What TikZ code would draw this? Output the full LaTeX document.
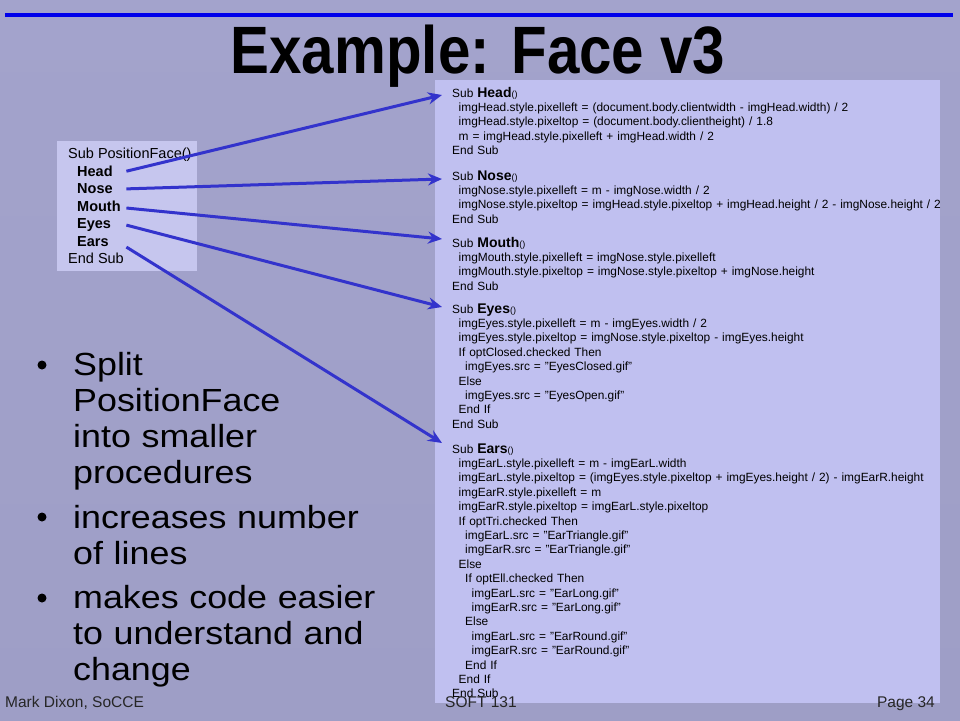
\documentclass[tikz,border=0pt]{standalone}
\usepackage{fontspec}
\setmainfont{Liberation Sans}
\newfontfamily\titlefont[FakeStretch=0.87]{Liberation Sans}
\newfontfamily\bulfont[FakeStretch=1.12]{Liberation Sans}
\usepackage{tikz}
\usetikzlibrary{arrows.meta,positioning,calc}
\usepackage{xcolor}
\definecolor{bgtop}{RGB}{163,163,204}
\definecolor{bgmid}{RGB}{200,200,245}
\definecolor{bgbot}{RGB}{158,158,198}
\definecolor{codebg}{RGB}{192,192,240}
\definecolor{callbg}{RGB}{198,198,238}
\definecolor{linkblue}{RGB}{51,51,204}
\definecolor{rule}{RGB}{0,0,235}
\newlength{\indstep}
\setlength{\indstep}{6.5pt}
\newcommand{\ind}[1]{\hspace*{#1\indstep}}
\newcommand{\subhd}[1]{Sub {\fontsize{14}{14}\selectfont\bfseries #1}{\fontsize{9}{9}\selectfont()}}

\begin{document}
\begin{tikzpicture}[x=1pt,y=-1pt,
    codeblk/.style={inner sep=0pt, text width=520pt, align=left, anchor=base west,
        font=\fontsize{11.9}{14.4}\selectfont},
    call/.style={inner sep=0pt, text width=49pt, align=left, anchor=base west,
        font=\fontsize{14.5}{17}\selectfont\bfseries},
    bultext/.style={inner sep=0pt, text width=360pt, align=left, anchor=base west,
        font=\bulfont\fontsize{32}{36}\selectfont},
    dot/.style={circle, fill=black, inner sep=0pt, minimum size=9pt},
    foot/.style={inner sep=0pt, font=\fontsize{15.5}{16}\selectfont, text=black!85},
    link/.style={line width=3pt, linkblue, -{Stealth[length=14pt,width=12pt]}}]
    \useasboundingbox (0,0) rectangle (960,720);

    % Background and title
    \shade[top color=bgtop, middle color=bgmid, bottom color=bgbot] (0,0) rectangle (960,720);
    \draw[line width=4pt, rule] (5,15) -- (953,15);
    \node[inner sep=0pt, anchor=base, font=\titlefont\bfseries\fontsize{67}{67}\selectfont]
        (title) at (478,73) {Example: Face v3};

    % Calling procedure
    \fill[callbg] (57,141) rectangle (197,271);
    \node[inner sep=0pt, anchor=base west, font=\fontsize{14.5}{17}\selectfont]
        (pfSub) at (68,158) {Sub PositionFace()};
    \foreach \n [count=\i] in {Head,Nose,Mouth,Eyes,Ears}
        \node[call] (c\n) at (77,{159+17.4*\i}) {\n};
    \node[inner sep=0pt, anchor=base west, font=\fontsize{14.5}{17}\selectfont]
        (pfEnd) at (68,263) {End Sub};

    % Split procedures
    \fill[codebg] (435,80) rectangle (940,703);
    \node[codeblk] (head) at (452,97) {\subhd{Head}\\
        \ind1imgHead.style.pixelleft = (document.body.clientwidth - imgHead.width) / 2\\
        \ind1imgHead.style.pixeltop = (document.body.clientheight) / 1.8\\
        \ind1m = imgHead.style.pixelleft + imgHead.width / 2\\
        End Sub};
    \node[codeblk] (nose) at (452,180) {\subhd{Nose}\\
        \ind1imgNose.style.pixelleft = m - imgNose.width / 2\\
        \ind1imgNose.style.pixeltop = imgHead.style.pixeltop + imgHead.height / 2 - imgNose.height / 2\\
        End Sub};
    \node[codeblk] (mouth) at (452,247) {\subhd{Mouth}\\
        \ind1imgMouth.style.pixelleft = imgNose.style.pixelleft\\
        \ind1imgMouth.style.pixeltop = imgNose.style.pixeltop + imgNose.height\\
        End Sub};
    \node[codeblk] (eyes) at (452,313) {\subhd{Eyes}\\
        \ind1imgEyes.style.pixelleft = m - imgEyes.width / 2\\
        \ind1imgEyes.style.pixeltop = imgNose.style.pixeltop - imgEyes.height\\
        \ind1If optClosed.checked Then\\
        \ind2imgEyes.src = "EyesClosed.gif"\\
        \ind1Else\\
        \ind2imgEyes.src = "EyesOpen.gif"\\
        \ind1End If\\
        End Sub};
    \node[codeblk] (ears) at (452,453) {\subhd{Ears}\\
        \ind1imgEarL.style.pixelleft = m - imgEarL.width\\
        \ind1imgEarL.style.pixeltop = (imgEyes.style.pixeltop + imgEyes.height / 2) - imgEarR.height\\
        \ind1imgEarR.style.pixelleft = m\\
        \ind1imgEarR.style.pixeltop = imgEarL.style.pixeltop\\
        \ind1If optTri.checked Then\\
        \ind2imgEarL.src = "EarTriangle.gif"\\
        \ind2imgEarR.src = "EarTriangle.gif"\\
        \ind1Else\\
        \ind2If optEll.checked Then\\
        \ind3imgEarL.src = "EarLong.gif"\\
        \ind3imgEarR.src = "EarLong.gif"\\
        \ind2Else\\
        \ind3imgEarL.src = "EarRound.gif"\\
        \ind3imgEarR.src = "EarRound.gif"\\
        \ind2End If\\
        \ind1End If\\
        End Sub};

    % Calls to procedures
    \foreach \a/\b/\sy/\ty in {Head/head/0/2, Nose/nose/0/1, Mouth/mouth/-2/8,
                               Eyes/eyes/0/6, Ears/ears/-6/10}
        \draw[link] ([yshift=\sy pt]c\a.east) -- ([xshift=-10pt,yshift=\ty pt]\b.base west);

    % Bullet points
    \node[bultext] (b1) at (73,375) {Split\\PositionFace\\into smaller\\procedures};
    \node[bultext] (b2) at (73,528) {increases number\\of lines};
    \node[bultext] (b3) at (73,608) {makes code easier\\to understand and\\change};
    \foreach \b/\y in {b1/365, b2/517, b3/598}
        \node[dot] (d\b) at (42,\y) {};

    % Footer
    \node[foot, anchor=base west] (author) at (5,707) {Mark Dixon, SoCCE};
    \node[foot, anchor=base west] (module) at (445,707) {SOFT 131};
    \node[foot, anchor=base east] (page) at (935,707) {Page 34};
\end{tikzpicture}
\end{document}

::::::::

_PROBLEM STATEMENT_: Every line of text is to be repeated exactly; pictures are left out.

_RESULT FOR THIS TASK_:
What TikZ code would draw this? Output the full LaTeX document.
\documentclass[tikz,border=0pt]{standalone}
\usepackage{fontspec}
\setmainfont{Liberation Sans}
\newfontfamily\titlefont[FakeStretch=0.87]{Liberation Sans}
\newfontfamily\bulfont[FakeStretch=1.12]{Liberation Sans}
\usepackage{tikz}
\usetikzlibrary{arrows.meta,positioning,calc}
\usepackage{xcolor}
\definecolor{bgtop}{RGB}{163,163,204}
\definecolor{bgmid}{RGB}{200,200,245}
\definecolor{bgbot}{RGB}{158,158,198}
\definecolor{codebg}{RGB}{192,192,240}
\definecolor{callbg}{RGB}{198,198,238}
\definecolor{linkblue}{RGB}{51,51,204}
\definecolor{rule}{RGB}{0,0,235}
\newlength{\indstep}
\setlength{\indstep}{6.5pt}
\newcommand{\ind}[1]{\hspace*{#1\indstep}}
\newcommand{\subhd}[1]{Sub {\fontsize{14}{14}\selectfont\bfseries #1}{\fontsize{9}{9}\selectfont()}}

\begin{document}
\begin{tikzpicture}[x=1pt,y=-1pt,
    codeblk/.style={inner sep=0pt, text width=520pt, align=left, anchor=base west,
        font=\fontsize{11.9}{14.4}\selectfont},
    call/.style={inner sep=0pt, text width=49pt, align=left, anchor=base west,
        font=\fontsize{14.5}{17}\selectfont\bfseries},
    bultext/.style={inner sep=0pt, text width=360pt, align=left, anchor=base west,
        font=\bulfont\fontsize{32}{36}\selectfont},
    dot/.style={circle, fill=black, inner sep=0pt, minimum size=9pt},
    foot/.style={inner sep=0pt, font=\fontsize{15.5}{16}\selectfont, text=black!85},
    link/.style={line width=3pt, linkblue, -{Stealth[length=14pt,width=12pt]}}]
    \useasboundingbox (0,0) rectangle (960,720);

    % Background and title
    \shade[top color=bgtop, middle color=bgmid, bottom color=bgbot] (0,0) rectangle (960,720);
    \draw[line width=4pt, rule] (5,15) -- (953,15);
    \node[inner sep=0pt, anchor=base, font=\titlefont\bfseries\fontsize{67}{67}\selectfont]
        (title) at (478,73) {Example: Face v3};

    % Calling procedure
    \fill[callbg] (57,141) rectangle (197,271);
    \node[inner sep=0pt, anchor=base west, font=\fontsize{14.5}{17}\selectfont]
        (pfSub) at (68,158) {Sub PositionFace()};
    \foreach \n [count=\i] in {Head,Nose,Mouth,Eyes,Ears}
        \node[call] (c\n) at (77,{159+17.4*\i}) {\n};
    \node[inner sep=0pt, anchor=base west, font=\fontsize{14.5}{17}\selectfont]
        (pfEnd) at (68,263) {End Sub};

    % Split procedures
    \fill[codebg] (435,80) rectangle (940,703);
    \node[codeblk] (head) at (452,97) {\subhd{Head}\\
        \ind1imgHead.style.pixelleft = (document.body.clientwidth - imgHead.width) / 2\\
        \ind1imgHead.style.pixeltop = (document.body.clientheight) / 1.8\\
        \ind1m = imgHead.style.pixelleft + imgHead.width / 2\\
        End Sub};
    \node[codeblk] (nose) at (452,180) {\subhd{Nose}\\
        \ind1imgNose.style.pixelleft = m - imgNose.width / 2\\
        \ind1imgNose.style.pixeltop = imgHead.style.pixeltop + imgHead.height / 2 - imgNose.height / 2\\
        End Sub};
    \node[codeblk] (mouth) at (452,247) {\subhd{Mouth}\\
        \ind1imgMouth.style.pixelleft = imgNose.style.pixelleft\\
        \ind1imgMouth.style.pixeltop = imgNose.style.pixeltop + imgNose.height\\
        End Sub};
    \node[codeblk] (eyes) at (452,313) {\subhd{Eyes}\\
        \ind1imgEyes.style.pixelleft = m - imgEyes.width / 2\\
        \ind1imgEyes.style.pixeltop = imgNose.style.pixeltop - imgEyes.height\\
        \ind1If optClosed.checked Then\\
        \ind2imgEyes.src = "EyesClosed.gif"\\
        \ind1Else\\
        \ind2imgEyes.src = "EyesOpen.gif"\\
        \ind1End If\\
        End Sub};
    \node[codeblk] (ears) at (452,453) {\subhd{Ears}\\
        \ind1imgEarL.style.pixelleft = m - imgEarL.width\\
        \ind1imgEarL.style.pixeltop = (imgEyes.style.pixeltop + imgEyes.height / 2) - imgEarR.height\\
        \ind1imgEarR.style.pixelleft = m\\
        \ind1imgEarR.style.pixeltop = imgEarL.style.pixeltop\\
        \ind1If optTri.checked Then\\
        \ind2imgEarL.src = "EarTriangle.gif"\\
        \ind2imgEarR.src = "EarTriangle.gif"\\
        \ind1Else\\
        \ind2If optEll.checked Then\\
        \ind3imgEarL.src = "EarLong.gif"\\
        \ind3imgEarR.src = "EarLong.gif"\\
        \ind2Else\\
        \ind3imgEarL.src = "EarRound.gif"\\
        \ind3imgEarR.src = "EarRound.gif"\\
        \ind2End If\\
        \ind1End If\\
        End Sub};

    % Calls to procedures
    \foreach \a/\b/\sy/\ty in {Head/head/0/2, Nose/nose/0/1, Mouth/mouth/-2/8,
                               Eyes/eyes/0/6, Ears/ears/-6/10}
        \draw[link] ([yshift=\sy pt]c\a.east) -- ([xshift=-10pt,yshift=\ty pt]\b.base west);

    % Bullet points
    \node[bultext] (b1) at (73,375) {Split\\PositionFace\\into smaller\\procedures};
    \node[bultext] (b2) at (73,528) {increases number\\of lines};
    \node[bultext] (b3) at (73,608) {makes code easier\\to understand and\\change};
    \foreach \b/\y in {b1/365, b2/517, b3/598}
        \node[dot] (d\b) at (42,\y) {};

    % Footer
    \node[foot, anchor=base west] (author) at (5,707) {Mark Dixon, SoCCE};
    \node[foot, anchor=base west] (module) at (445,707) {SOFT 131};
    \node[foot, anchor=base east] (page) at (935,707) {Page 34};
\end{tikzpicture}
\end{document}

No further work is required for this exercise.